_RECORDS FOR THE TASK_
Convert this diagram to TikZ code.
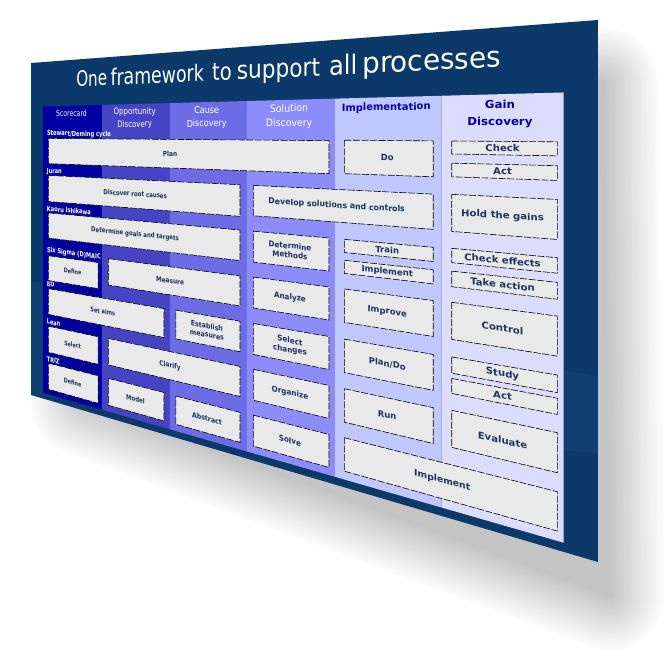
\documentclass[tikz,border=0pt]{standalone}
\usepackage{fontspec}
\setmainfont{DejaVu Sans}
\definecolor{slidebg}{RGB}{11,58,106}
\definecolor{slidelt}{RGB}{16,64,113}
\definecolor{cA}{RGB}{0,0,160}
\definecolor{cB}{RGB}{68,68,196}
\definecolor{cC}{RGB}{108,108,230}
\definecolor{cD}{RGB}{140,140,250}
\definecolor{cE}{RGB}{192,200,255}
\definecolor{cF}{RGB}{220,220,255}
\definecolor{boxgray}{RGB}{233,233,233}
\definecolor{boxtxt}{RGB}{28,52,96}
\definecolor{hdrblue}{RGB}{0,0,170}
\def\txsq{0.9}
% core: {opts}{name}{s position}{s used for the local scale}{t}{text}
\newcommand\stextcore[6]{%
  \pgfmathsetmacro\tX{34.73*(#3)/(1-0.038745*(#3))}%
  \pgfmathsetmacro\tXs{34.73*(#4)/(1-0.038745*(#4))}%
  \pgfmathsetmacro\tA{34.73/((1-0.038745*(#4))^2)}%
  \pgfmathsetmacro\tH{332+0.37037*\tXs}%
  \pgfmathsetmacro\tHp{332+0.37037*\tX}%
  \pgfmathsetmacro\tPx{31+\tX}%
  \pgfmathsetmacro\tPy{-(63-0.07584*\tX+(#5)/7.5*\tHp)}%
  \pgfmathsetmacro\tCa{\txsq*\tA/72}%
  \pgfmathsetmacro\tCb{\txsq*\tA*(0.07584-0.049383*(#5))/72}%
  \pgfmathsetmacro\tCd{\tH/540}%
  \node[inner sep=0pt,cm={\tCa,\tCb,0,\tCd,(0,0)},#1] (#2) at (\tPx,\tPy) {#6};%
}
% text node on the slide plane: [opts]{name}{s}{t}{text}
\newcommand\stext[5][]{\stextcore{#1}{#2}{#3}{#3}{#4}{#5}}
% left-anchored label, scale taken at s+hw: [opts]{name}{s}{t}{text}{hw}
\newcommand\stextL[6][]{\stextcore{lbl,#1}{#2}{#3}{#3+#6}{#4}{#5}}
% quad on the slide plane: [style]{s1}{t1}{s2}{t2}
\newcommand\squad[5][]{%
  \path[#1] ({ppx(#2)},{ppy(#2,#3)}) -- ({ppx(#4)},{ppy(#4,#3)}) -- ({ppx(#4)},{ppy(#4,#5)}) -- ({ppx(#2)},{ppy(#2,#5)}) -- cycle;%
}
% box with text: [textopts]{name}{s1}{t1}{s2}{t2}{text}
\newcommand\tbox[7][]{%
  \squad[sbox]{#3}{#4}{#5}{#6}%
  \pgfmathsetmacro\bxs{((#3)+(#5))/2}%
  \pgfmathsetmacro\bxt{((#4)+(#6))/2}%
  \stext[btext,#1]{#2}{\bxs}{\bxt}{#7}%
}
\begin{document}
\begin{tikzpicture}[x=1pt,y=1pt,
  declare function={
    sx(\x)=34.73*\x/(1-0.038745*\x);
    ppx(\x)=31+sx(\x);
    ppy(\x,\y)=-(63-0.07584*sx(\x)+\y/7.5*(332+0.37037*sx(\x)));
  },
  sbox/.style={fill=boxgray,draw=black,line width=0.6pt,dash pattern=on 7pt off 1.6pt},
  btext/.style={text=boxtxt,font=\bfseries\fontsize{10}{11.6}\selectfont,align=center},
  lbl/.style={text=white,font=\bfseries\fontsize{10.8}{12}\selectfont,anchor=base west},
  hdrw/.style={text=white,font=\fontsize{13}{18.4}\selectfont,align=center},
  hdrb/.style={text=hdrblue,font=\bfseries\fontsize{11.7}{18}\selectfont,align=center},
  ttl/.style={text=white,font=\fontsize{32.2}{38}\selectfont,anchor=base}]
\useasboundingbox (0,0) rectangle (671,-655);
\fill[white] (0,0) rectangle (671,-655);
% soft shadow
\foreach \i in {0,...,24}{
  \pgfmathsetmacro\shw{112*(1-\i/24)}
  \pgfmathsetmacro\shp{0.5+\i*0.95}
  \path[fill=black!\shp,draw=black!\shp,line width=\shw pt,line join=round]
    (85,-112) -- (604,-82) -- (610,-596) -- (85,-402) -- cycle;
}
% slide
\squad[fill=slidebg]{0}{0}{10}{7.5}
\path[fill=slidelt] ({ppx(0)},{ppy(0,4.93)}) -- ({ppx(10)},{ppy(10,4.93)}) -- ({ppx(10)},{ppy(10,6.0)}) -- ({ppx(0)},{ppy(0,7.5)}) -- cycle;
% title
\def\txsq{0.857}
\stext[ttl]{tOne}{1.638}{0.59}{One}
\stext[ttl]{tFrame}{3.184}{0.59}{framework}
\stext[ttl]{tTo}{4.532}{0.59}{to}
\stext[ttl]{tSupport}{5.584}{0.59}{support}
\stext[ttl]{tAll}{6.667}{0.59}{all}
\stext[ttl]{tProc}{7.973}{0.59}{processes}
\def\txsq{0.9}
% column strips
\squad[fill=cA]{0.34}{0.99}{1.89}{7.37}
\squad[fill=cB]{1.89}{0.99}{3.46}{7.37}
\squad[fill=cC]{3.46}{0.99}{5.00}{7.37}
\squad[fill=cD]{5.00}{0.99}{6.54}{7.37}
\squad[fill=cE]{6.54}{0.99}{8.11}{7.37}
\squad[fill=cF]{8.11}{0.99}{9.62}{7.37}
% headers
\stext[hdrw]{hScore}{1.115}{1.15}{Scorecard}
\stext[hdrw]{hOpp}{2.675}{1.28}{Opportunity\\Discovery}
\stext[hdrw]{hCause}{4.23}{1.28}{Cause\\Discovery}
\stext[hdrw]{hSol}{5.77}{1.28}{Solution\\Discovery}
\stext[hdrb]{hImpl}{7.325}{1.16}{Implementation}
\stext[hdrb]{hGain}{8.865}{1.285}{Gain\\Discovery}
% scorecard labels
\stextL{lStew}{0.45}{1.645}{Stewart/Deming cycle}{0.8}
\stextL{lJuran}{0.45}{2.475}{Juran}{0.2}
\stextL{lKaoru}{0.45}{3.315}{Kaoru Ishikawa}{0.5}
\stextL{lSix}{0.45}{4.225}{Six Sigma (D)MAIC}{0.65}
\stextL{lEight}{0.45}{4.985}{8D}{0.1}
\stextL{lLean}{0.45}{5.815}{Lean}{0.2}
\stextL{lTriz}{0.45}{6.645}{TRIZ}{0.2}
% boxes
\tbox{plan}{0.49}{1.70}{6.44}{2.26}{Plan}
\tbox{discover}{0.49}{2.52}{4.88}{3.10}{Discover root causes}
\tbox{develop}{5.13}{2.52}{7.995}{3.07}{Develop solutions and controls}
\tbox{goals}{0.49}{3.35}{4.88}{3.91}{Determine goals and targets}
\tbox{defineA}{0.49}{4.30}{1.80}{4.85}{Define}
\tbox{measure}{2.05}{4.19}{4.88}{4.74}{Measure}
\tbox{setaims}{0.49}{5.03}{3.335}{5.60}{Set aims}
\tbox{establish}{3.59}{5.02}{4.88}{5.58}{Establish\\measures}
\tbox{selectL}{0.49}{5.86}{1.80}{6.44}{Select}
\tbox{clarify}{2.05}{5.85}{4.88}{6.40}{Clarify}
\tbox{defineB}{0.49}{6.68}{1.80}{7.26}{Define}
\tbox{model}{2.05}{6.68}{3.335}{7.24}{Model}
\tbox{abstract}{3.59}{6.69}{4.88}{7.24}{Abstract}
\tbox{methods}{5.13}{3.35}{6.44}{3.91}{Determine\\Methods}
\tbox{analyze}{5.13}{4.18}{6.44}{4.74}{Analyze}
\tbox{selchg}{5.13}{5.02}{6.44}{5.58}{Select\\changes}
\tbox{organize}{5.13}{5.85}{6.44}{6.41}{Organize}
\tbox{solve}{5.13}{6.68}{6.44}{7.24}{Solve}
\tbox{do}{6.685}{1.69}{7.995}{2.25}{Do}
\tbox{train}{6.685}{3.35}{7.995}{3.57}{Train}
\tbox{implA}{6.685}{3.70}{7.995}{3.92}{Implement}
\tbox{improve}{6.685}{4.18}{7.995}{4.74}{Improve}
\tbox{plando}{6.685}{5.02}{7.995}{5.58}{Plan/Do}
\tbox{run}{6.685}{5.85}{7.995}{6.41}{Run}
\tbox{implB}{6.685}{6.67}{9.548}{7.23}{Implement}
\tbox{check}{8.245}{1.69}{9.548}{1.89}{Check}
\tbox{actA}{8.245}{2.03}{9.548}{2.24}{Act}
\tbox{hold}{8.245}{2.51}{9.548}{3.08}{Hold the gains}
\tbox{checkeff}{8.245}{3.34}{9.548}{3.56}{Check effects}
\tbox{takeact}{8.245}{3.69}{9.548}{3.93}{Take action}
\tbox{control}{8.245}{4.17}{9.548}{4.74}{Control}
\tbox{study}{8.245}{5.01}{9.548}{5.26}{Study}
\tbox{actB}{8.245}{5.34}{9.548}{5.57}{Act}
\tbox{evaluate}{8.245}{5.83}{9.548}{6.40}{Evaluate}
\end{tikzpicture}
\end{document}
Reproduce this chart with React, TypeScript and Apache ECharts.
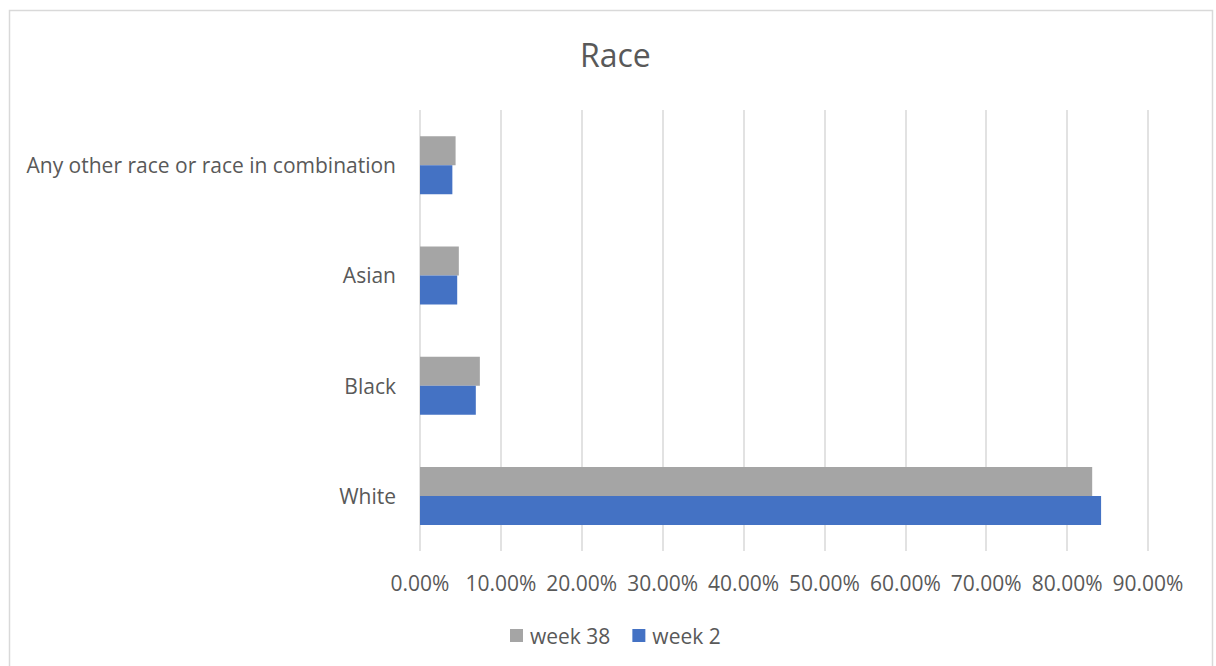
import React, { useEffect, useRef } from "react";
import * as echarts from "echarts";

const categories = ["White", "Black", "Asian", "Any other race or race in combination"];
const week38 = [83.1, 7.4, 4.8, 4.4];
const week2 = [84.2, 6.9, 4.6, 4.0];
const legendOrder = ["week 38", "week 2"];

const FONT = "'Open Sans', 'Noto Sans', sans-serif";
const TEXT = "#595959";

export default function App() {
  const ref = useRef<HTMLDivElement>(null);

  useEffect(() => {
    if (!ref.current) return;
    const chart = echarts.init(ref.current, undefined, { renderer: "svg" });
    chart.setOption({
      animation: false,
      backgroundColor: "#ffffff",
      textStyle: { fontFamily: FONT, color: TEXT },
      title: {
        text: "Race",
        left: 575,
        top: 33,
        textStyle: { fontFamily: FONT, fontSize: 32, fontWeight: "normal", color: TEXT },
      },
      graphic: [
        {
          type: "rect",
          shape: { x: 9.5, y: 10.5, width: 1203, height: 700 },
          style: { fill: "none", stroke: "#d9d9d9", lineWidth: 1.5 },
          silent: true,
        },
      ],
      legend: {
        data: legendOrder,
        bottom: 15,
        left: 505,
        itemWidth: 13,
        itemHeight: 13,
        itemGap: 22,
        icon: "rect",
        textStyle: { fontFamily: FONT, fontSize: 21, color: TEXT, padding: [0, 0, 0, 2] },
      },
      grid: { left: 420, right: 68, top: 110, bottom: 115 },
      xAxis: {
        type: "value",
        min: 0,
        max: 90,
        interval: 10,
        axisLine: { show: false },
        axisTick: { show: false },
        splitLine: { lineStyle: { color: "#d9d9d9", width: 1.5 } },
        axisLabel: {
          margin: 21,
          fontFamily: FONT,
          fontSize: 21,
          color: TEXT,
          formatter: (v: number) => v.toFixed(2) + "%",
        },
      },
      yAxis: {
        type: "category",
        data: categories,
        axisLine: { show: false },
        axisTick: { show: false },
        axisLabel: { margin: 24, fontFamily: FONT, fontSize: 21, color: TEXT },
      },
      series: [
        {
          name: "week 38",
          type: "bar",
          data: week38,
          barWidth: 29,
          barGap: "0%",
          itemStyle: { color: "#a5a5a5" },
        },
        {
          name: "week 2",
          type: "bar",
          data: week2,
          barWidth: 29,
          barGap: "0%",
          itemStyle: { color: "#4472c4" },
        },
      ],
    });
    return () => chart.dispose();
  }, []);

  return (
    <div
      ref={ref}
      style={{ position: "absolute", left: 0, top: 0, width: 1216, height: 666 }}
    />
  );
}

_TASK PROMPT_
Up in the listing, locate the line with "Reproduce this chart"; print it and every line after it down to the line with "const ref = useRef<HTMLDivElement>(null);", which is included too. Skip the pictures.

_OUTPUT FOR THIS EXERCISE_
Reproduce this chart with React, TypeScript and Apache ECharts.
import React, { useEffect, useRef } from "react";
import * as echarts from "echarts";

const categories = ["White", "Black", "Asian", "Any other race or race in combination"];
const week38 = [83.1, 7.4, 4.8, 4.4];
const week2 = [84.2, 6.9, 4.6, 4.0];
const legendOrder = ["week 38", "week 2"];

const FONT = "'Open Sans', 'Noto Sans', sans-serif";
const TEXT = "#595959";

export default function App() {
  const ref = useRef<HTMLDivElement>(null);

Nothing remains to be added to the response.